With historic intergenerational wealth transfer well underway, financial advisers must urgently build relationships with the children of their clients, says financial professional Bobby Ning.
Speaking at June’s 2025 MDRT Annual Meeting in Miami, the Co-Founder and MD of Canada-based Financial Literacy Counsel, said advisers often miss the reality that their business is vulnerable to client mortality.
“Once a client dies, the wealth they advised on doesn’t disappear – but the relationship often does,” he said.
While that’s not news to readers of Riskinfo, Ning – whose firm’s baseline consulting fee is CAN$7,000 – shared ways in which advisers can retain a family’s business – and it all comes down to cultivating relationships with the kids.
We’re at the helm of the greatest wealth transfer in history…
He noted that 80% of adult children do not retain their parents’ financial adviser, and explained that while most advisers spend decades building strong rapport with their clients, they rarely extend the same level of relationship-building to the clients’ families.
“This is not just a statistic, it’s a wake-up call,” he said. “We’re at the helm of the greatest wealth transfer in history.
“And I’m here to say that there’s an opportunity for every one of you in your business, in your practice, to connect with the next generation. Because if you don’t know them today, you’ll definitely lose them tomorrow.”
He said families need to ensure the people who created the money aren’t just passing it on to be spent.
“Clients are looking to you, their adviser, to really help prepare their children for the responsibilities of wealth,” said Ning.
“If you’re not there for them, someone else will be. Whether that’s their friends or AI technology, because they feel like they can do it themselves.”
Ning’s advice is to build a multi-generational practice. His firm does this using a framework called ADDIE to help the children of high net worth clients understand money management and the value of prudent investing.
ADDIE stands for:
- Analysis – determine needs
- Design – content planning, scope, and sequence
- Develop – create, review, approve content
- Implement – deliver the workshop/lesson, collect feedback
- Evaluate – conduct process audits and improve content
ADDIE is used for educational sessions with clients’ children and can start with the basics of helping them keep track of their weekly expenses and the benefit of saving.
Ning also outlined his firm’s work with schools going back 25 years.
“You can go in there [a school] and just talk about understanding the concept of when you get your first job,” he said. “How do you read your payslip?
Take every moment and opportunity that you can talk to a child about money…
“We’ve also got to look at the motivation for these kids. You’ve got to start thinking about what matters to them. You want to talk to them in a way that they feel like you understand them, because if they’re getting paid, it means they’re thinking they can spend some money.”
Ning says one of the things he’s learned from speaking with school children is that if they’re a spender, they want to spend all their money.

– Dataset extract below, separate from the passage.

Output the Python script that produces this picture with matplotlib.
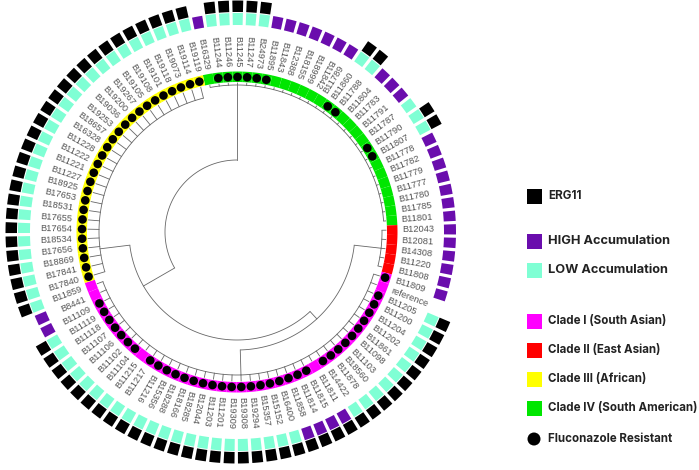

“But we show them you can save to spend later,” he says.
Clock is ticking
He also reinforced that time is not on the side of advisers not already connected with the wider family of clients.
“Take every moment and opportunity that you can talk to a child about money,” he said.
“Remember, eighty percent of them will leave you. So they may be cute today, but in 20 years they disappear because they forget you. Then you’re like, ‘what happened? I was at your house every year.’.
“So take that five minutes with them, because that five minutes means more to them than you’ll ever recognise, because of the care that you provided.
“Talk to them, because even two minutes is better than zero because, then it becomes awkward as you get older.”